Beneath this task is a listing; retype all of it exactly.

> _AVAILABLE DATA_:

########

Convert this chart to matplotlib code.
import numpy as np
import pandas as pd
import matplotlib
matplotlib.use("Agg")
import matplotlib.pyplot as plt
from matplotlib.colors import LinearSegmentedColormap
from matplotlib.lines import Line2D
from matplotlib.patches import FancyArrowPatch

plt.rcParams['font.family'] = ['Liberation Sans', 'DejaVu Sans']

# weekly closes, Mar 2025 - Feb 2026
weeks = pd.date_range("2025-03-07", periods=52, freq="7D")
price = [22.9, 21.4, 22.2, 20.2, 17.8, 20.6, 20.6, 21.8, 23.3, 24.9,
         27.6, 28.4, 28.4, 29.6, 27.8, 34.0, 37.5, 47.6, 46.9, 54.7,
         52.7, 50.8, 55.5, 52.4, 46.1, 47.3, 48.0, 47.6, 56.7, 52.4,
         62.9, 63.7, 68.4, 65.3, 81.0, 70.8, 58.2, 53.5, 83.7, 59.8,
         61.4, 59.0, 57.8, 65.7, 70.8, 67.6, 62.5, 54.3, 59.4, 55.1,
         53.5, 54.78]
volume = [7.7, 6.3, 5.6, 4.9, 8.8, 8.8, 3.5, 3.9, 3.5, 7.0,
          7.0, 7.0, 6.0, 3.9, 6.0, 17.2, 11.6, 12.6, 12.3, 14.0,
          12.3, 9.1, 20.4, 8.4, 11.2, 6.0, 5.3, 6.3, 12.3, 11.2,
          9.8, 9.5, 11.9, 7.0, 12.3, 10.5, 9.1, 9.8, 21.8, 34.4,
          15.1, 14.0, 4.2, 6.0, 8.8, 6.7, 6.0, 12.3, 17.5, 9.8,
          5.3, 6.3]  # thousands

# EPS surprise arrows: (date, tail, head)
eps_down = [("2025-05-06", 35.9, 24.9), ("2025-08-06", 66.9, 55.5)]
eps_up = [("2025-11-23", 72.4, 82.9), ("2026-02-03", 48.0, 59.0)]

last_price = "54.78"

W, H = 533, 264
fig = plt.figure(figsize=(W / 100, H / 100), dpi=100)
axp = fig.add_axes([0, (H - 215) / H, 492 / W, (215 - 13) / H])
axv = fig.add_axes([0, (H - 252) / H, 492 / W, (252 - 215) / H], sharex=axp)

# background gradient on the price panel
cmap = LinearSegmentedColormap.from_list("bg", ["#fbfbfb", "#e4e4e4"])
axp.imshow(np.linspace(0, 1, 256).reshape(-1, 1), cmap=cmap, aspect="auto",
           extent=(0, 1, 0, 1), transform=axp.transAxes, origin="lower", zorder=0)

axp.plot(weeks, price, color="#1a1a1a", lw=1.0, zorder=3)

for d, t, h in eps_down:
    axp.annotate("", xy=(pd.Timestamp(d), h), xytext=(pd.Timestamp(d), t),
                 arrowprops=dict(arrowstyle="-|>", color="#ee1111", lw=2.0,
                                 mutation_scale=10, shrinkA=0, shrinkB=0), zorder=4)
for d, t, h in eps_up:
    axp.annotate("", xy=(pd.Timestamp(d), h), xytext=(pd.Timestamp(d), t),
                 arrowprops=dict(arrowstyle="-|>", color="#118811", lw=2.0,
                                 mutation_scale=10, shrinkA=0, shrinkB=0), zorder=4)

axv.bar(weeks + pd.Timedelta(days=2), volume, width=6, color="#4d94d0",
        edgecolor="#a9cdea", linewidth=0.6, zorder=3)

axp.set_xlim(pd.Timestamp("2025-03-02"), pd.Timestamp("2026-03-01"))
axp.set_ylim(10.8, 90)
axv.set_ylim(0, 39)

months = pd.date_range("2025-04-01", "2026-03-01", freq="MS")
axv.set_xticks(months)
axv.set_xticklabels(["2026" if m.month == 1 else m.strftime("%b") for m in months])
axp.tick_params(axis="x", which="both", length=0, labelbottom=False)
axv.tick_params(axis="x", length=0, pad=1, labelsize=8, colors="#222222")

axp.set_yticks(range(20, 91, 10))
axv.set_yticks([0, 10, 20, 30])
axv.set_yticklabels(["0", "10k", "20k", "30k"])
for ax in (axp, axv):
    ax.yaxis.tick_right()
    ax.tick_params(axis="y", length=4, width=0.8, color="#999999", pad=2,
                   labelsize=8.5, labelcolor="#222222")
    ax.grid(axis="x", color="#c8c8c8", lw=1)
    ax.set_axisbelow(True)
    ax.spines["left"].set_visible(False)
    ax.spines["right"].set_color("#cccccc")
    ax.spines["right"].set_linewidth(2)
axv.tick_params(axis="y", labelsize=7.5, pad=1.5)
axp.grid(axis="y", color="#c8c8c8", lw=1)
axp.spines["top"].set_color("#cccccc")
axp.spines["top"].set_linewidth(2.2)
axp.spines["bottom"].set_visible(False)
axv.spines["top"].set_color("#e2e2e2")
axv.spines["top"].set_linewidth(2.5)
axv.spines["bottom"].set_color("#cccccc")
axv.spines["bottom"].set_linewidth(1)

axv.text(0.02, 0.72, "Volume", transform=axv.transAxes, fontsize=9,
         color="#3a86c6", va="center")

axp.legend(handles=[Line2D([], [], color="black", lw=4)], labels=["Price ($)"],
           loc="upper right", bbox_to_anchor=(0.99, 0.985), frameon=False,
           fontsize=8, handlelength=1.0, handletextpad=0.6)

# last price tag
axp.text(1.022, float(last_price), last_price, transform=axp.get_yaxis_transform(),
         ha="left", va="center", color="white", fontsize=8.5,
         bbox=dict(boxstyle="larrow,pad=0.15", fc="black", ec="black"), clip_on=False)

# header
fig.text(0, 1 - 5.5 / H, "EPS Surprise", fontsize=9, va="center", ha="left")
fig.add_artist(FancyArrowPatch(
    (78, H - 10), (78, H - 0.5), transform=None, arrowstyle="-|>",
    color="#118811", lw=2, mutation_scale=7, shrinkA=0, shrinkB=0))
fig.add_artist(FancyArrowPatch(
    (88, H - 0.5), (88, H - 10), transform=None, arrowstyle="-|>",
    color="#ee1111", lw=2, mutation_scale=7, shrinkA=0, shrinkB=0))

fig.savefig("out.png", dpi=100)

########

> _WRITTEN RESPONSE_:
Convert this chart to matplotlib code.
import numpy as np
import pandas as pd
import matplotlib
matplotlib.use("Agg")
import matplotlib.pyplot as plt
from matplotlib.colors import LinearSegmentedColormap
from matplotlib.lines import Line2D
from matplotlib.patches import FancyArrowPatch

plt.rcParams['font.family'] = ['Liberation Sans', 'DejaVu Sans']

# weekly closes, Mar 2025 - Feb 2026
weeks = pd.date_range("2025-03-07", periods=52, freq="7D")
price = [22.9, 21.4, 22.2, 20.2, 17.8, 20.6, 20.6, 21.8, 23.3, 24.9,
         27.6, 28.4, 28.4, 29.6, 27.8, 34.0, 37.5, 47.6, 46.9, 54.7,
         52.7, 50.8, 55.5, 52.4, 46.1, 47.3, 48.0, 47.6, 56.7, 52.4,
         62.9, 63.7, 68.4, 65.3, 81.0, 70.8, 58.2, 53.5, 83.7, 59.8,
         61.4, 59.0, 57.8, 65.7, 70.8, 67.6, 62.5, 54.3, 59.4, 55.1,
         53.5, 54.78]
volume = [7.7, 6.3, 5.6, 4.9, 8.8, 8.8, 3.5, 3.9, 3.5, 7.0,
          7.0, 7.0, 6.0, 3.9, 6.0, 17.2, 11.6, 12.6, 12.3, 14.0,
          12.3, 9.1, 20.4, 8.4, 11.2, 6.0, 5.3, 6.3, 12.3, 11.2,
          9.8, 9.5, 11.9, 7.0, 12.3, 10.5, 9.1, 9.8, 21.8, 34.4,
          15.1, 14.0, 4.2, 6.0, 8.8, 6.7, 6.0, 12.3, 17.5, 9.8,
          5.3, 6.3]  # thousands

# EPS surprise arrows: (date, tail, head)
eps_down = [("2025-05-06", 35.9, 24.9), ("2025-08-06", 66.9, 55.5)]
eps_up = [("2025-11-23", 72.4, 82.9), ("2026-02-03", 48.0, 59.0)]

last_price = "54.78"

W, H = 533, 264
fig = plt.figure(figsize=(W / 100, H / 100), dpi=100)
axp = fig.add_axes([0, (H - 215) / H, 492 / W, (215 - 13) / H])
axv = fig.add_axes([0, (H - 252) / H, 492 / W, (252 - 215) / H], sharex=axp)

# background gradient on the price panel
cmap = LinearSegmentedColormap.from_list("bg", ["#fbfbfb", "#e4e4e4"])
axp.imshow(np.linspace(0, 1, 256).reshape(-1, 1), cmap=cmap, aspect="auto",
           extent=(0, 1, 0, 1), transform=axp.transAxes, origin="lower", zorder=0)

axp.plot(weeks, price, color="#1a1a1a", lw=1.0, zorder=3)

for d, t, h in eps_down:
    axp.annotate("", xy=(pd.Timestamp(d), h), xytext=(pd.Timestamp(d), t),
                 arrowprops=dict(arrowstyle="-|>", color="#ee1111", lw=2.0,
                                 mutation_scale=10, shrinkA=0, shrinkB=0), zorder=4)
for d, t, h in eps_up:
    axp.annotate("", xy=(pd.Timestamp(d), h), xytext=(pd.Timestamp(d), t),
                 arrowprops=dict(arrowstyle="-|>", color="#118811", lw=2.0,
                                 mutation_scale=10, shrinkA=0, shrinkB=0), zorder=4)

axv.bar(weeks + pd.Timedelta(days=2), volume, width=6, color="#4d94d0",
        edgecolor="#a9cdea", linewidth=0.6, zorder=3)

axp.set_xlim(pd.Timestamp("2025-03-02"), pd.Timestamp("2026-03-01"))
axp.set_ylim(10.8, 90)
axv.set_ylim(0, 39)

months = pd.date_range("2025-04-01", "2026-03-01", freq="MS")
axv.set_xticks(months)
axv.set_xticklabels(["2026" if m.month == 1 else m.strftime("%b") for m in months])
axp.tick_params(axis="x", which="both", length=0, labelbottom=False)
axv.tick_params(axis="x", length=0, pad=1, labelsize=8, colors="#222222")

axp.set_yticks(range(20, 91, 10))
axv.set_yticks([0, 10, 20, 30])
axv.set_yticklabels(["0", "10k", "20k", "30k"])
for ax in (axp, axv):
    ax.yaxis.tick_right()
    ax.tick_params(axis="y", length=4, width=0.8, color="#999999", pad=2,
                   labelsize=8.5, labelcolor="#222222")
    ax.grid(axis="x", color="#c8c8c8", lw=1)
    ax.set_axisbelow(True)
    ax.spines["left"].set_visible(False)
    ax.spines["right"].set_color("#cccccc")
    ax.spines["right"].set_linewidth(2)
axv.tick_params(axis="y", labelsize=7.5, pad=1.5)
axp.grid(axis="y", color="#c8c8c8", lw=1)
axp.spines["top"].set_color("#cccccc")
axp.spines["top"].set_linewidth(2.2)
axp.spines["bottom"].set_visible(False)
axv.spines["top"].set_color("#e2e2e2")
axv.spines["top"].set_linewidth(2.5)
axv.spines["bottom"].set_color("#cccccc")
axv.spines["bottom"].set_linewidth(1)

axv.text(0.02, 0.72, "Volume", transform=axv.transAxes, fontsize=9,
         color="#3a86c6", va="center")

axp.legend(handles=[Line2D([], [], color="black", lw=4)], labels=["Price ($)"],
           loc="upper right", bbox_to_anchor=(0.99, 0.985), frameon=False,
           fontsize=8, handlelength=1.0, handletextpad=0.6)

# last price tag
axp.text(1.022, float(last_price), last_price, transform=axp.get_yaxis_transform(),
         ha="left", va="center", color="white", fontsize=8.5,
         bbox=dict(boxstyle="larrow,pad=0.15", fc="black", ec="black"), clip_on=False)

# header
fig.text(0, 1 - 5.5 / H, "EPS Surprise", fontsize=9, va="center", ha="left")
fig.add_artist(FancyArrowPatch(
    (78, H - 10), (78, H - 0.5), transform=None, arrowstyle="-|>",
    color="#118811", lw=2, mutation_scale=7, shrinkA=0, shrinkB=0))
fig.add_artist(FancyArrowPatch(
    (88, H - 0.5), (88, H - 10), transform=None, arrowstyle="-|>",
    color="#ee1111", lw=2, mutation_scale=7, shrinkA=0, shrinkB=0))

fig.savefig("out.png", dpi=100)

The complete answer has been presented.